The rain starts to pour, quickly filling the streets with water. The car gently and slowly follows the car in front, carefully pausing at intersections and avoiding any dips or holes in the pavement. The water level starting to climb the tire, centimeter by centimeter. Sitting in the passenger seat, I look beside me at my soon to be wife and laugh at the insanity of it all.
We had met, what seemed like a lifetime ago, not because it was difficult or a struggle in fact it was fantastic and easy, it just felt like she had always been in my life, that with out effort or conversation she knew the part of me that I so often hid. She knew my flaws and my wrinkles and still wanted to be with me.
The reality is that we had been together for 6months and there we were in a car driving in the tackiest city in the world, Las Vegas while a flash flood was threatening stranding us in the middle of the city. The decision was made abruptly though we had talked about the possibility, it wasn't until we got to Vegas that we thought, yes let's do this. It seemed like the right thing for us, you can never be sure and that's true about any marriage but for us it seemed to fit just perfectly.

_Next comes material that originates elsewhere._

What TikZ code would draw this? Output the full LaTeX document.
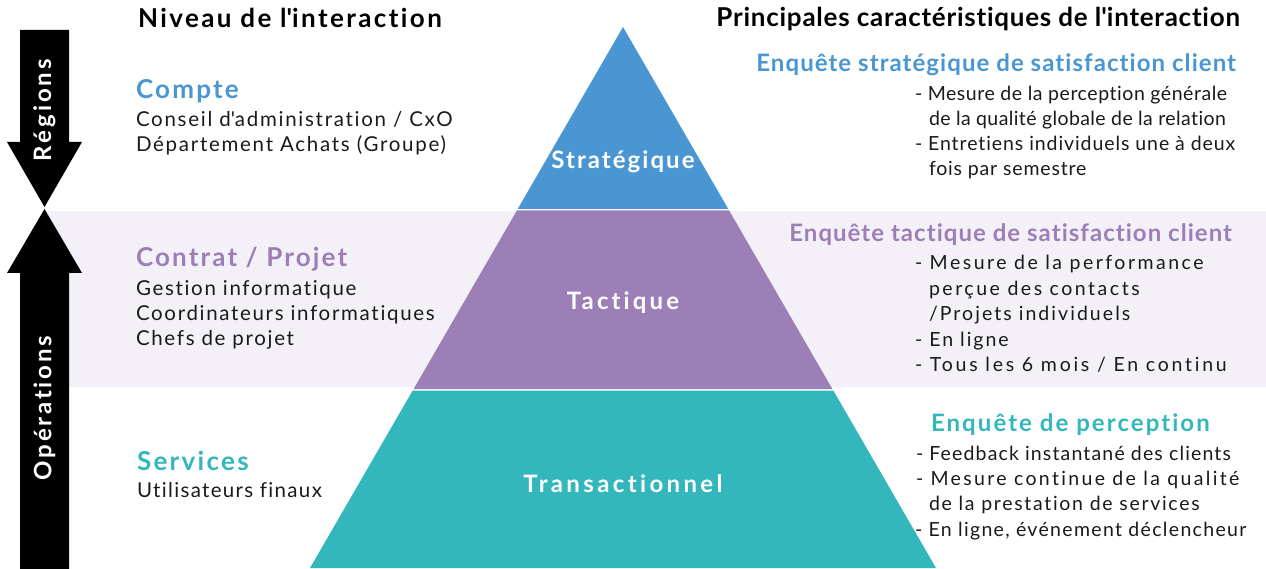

So there we were, getting ready to get a marriage license in the middle of a flash flood.
My view again pierces through the window, staring at the neighboring cars and how close the water levels were to their tailpipes. Dangerously close. As I grip the handle tighter, my hands turning a unnatural white color, the road turns slightly and our hotel stands in nearby. The bridle suit, already booked and waiting for us. We go into the room and drop the baggage and take a moment to talk about whether we should delay the wedding plans or wait a little to see if the water level drops. We stare and the rains stops and like a flip of the switch the sun comes out brightly.
We begin to feel confident and soon find ourselves standing beside our car, looking at each other confirming that this was the right decision, feeling it was we start towards the office were we would get our marriage certificate. Passing all the same roads as we had previously driven, though now it seemed like it hadn't rained at all, we arrived at the office and walk in.
The air in the office was stale but we were so excited and nervous that we didn't notice, we grabbed the paperwork, which consisted of a single sheet of paper, filled in the information required and got a number. After a five minute wait we were up at the counter. The official was nice enough, looked at our ID's and asked if we knew of any reason we weren't allowed to get married, she then asked if were related and asked for payment.
Fifteen minutes from start to finish and we had in our hands a paper that said we could get married.
We walked out of the office and stared at each other and off in the distance. We were both sure, but both needed to take a pause. We thought we should get a coffee before we find a wedding chapel and begin to drive off. As we go, we drive by "The Little White Wedding Chapel" and recognize it from the tv show Friends, which we happened to be fans of.
We look at each other as we pass and know that this is the place. We find a nearby parking place and a coffee shop, that happens to be inside a casino and sit quietly and unconsciously drink our coffees. The coffees now empty, we take a deep breath and walk through the smoky, air conditioned casino. We walk towards the the wedding chapel, I look down our hands intertwined and pull us to a stop. I grab her other hand and stare at hear eyes, "You don't have to do this, we can wait, postpone, I'm okay."
She looks at me, smiles and we continue walking to the wedding chapel. We get inside and ask when they could marry us. The ask if we would like to be in the chapel or in the drive through, we pick the drive through and ask if we have something prepared or a wedding ring. Soon it becomes obvious to me that I am dramatically under prepared.
We tell the receptionist that we don't have any of those things, she smiles and says that's not a problem and it will take about 15 minutes and then we will be called on next.
Those 15 minutes became what seemed forever, me desperately trying to make jokes and easing the tension that I was feeling, while my soon to be wife, grabbed on to my hand tightly, pretending to hear me but still managing to laugh at the right times.
We get called and make our way to the drive in, we of course were not in a car, but that didn't seem to phase any one at the chapel. We stood beneath fake angels and listened as the guy went through vows.
To this day, we both only really remember the one line, "I promise that I love you, more then yesterday but not as much as tomorrow."
And this line, given to us by a stranger in the middle of Las Vegas, continues to be the underlying message of our marriage as we extend into the 7th year.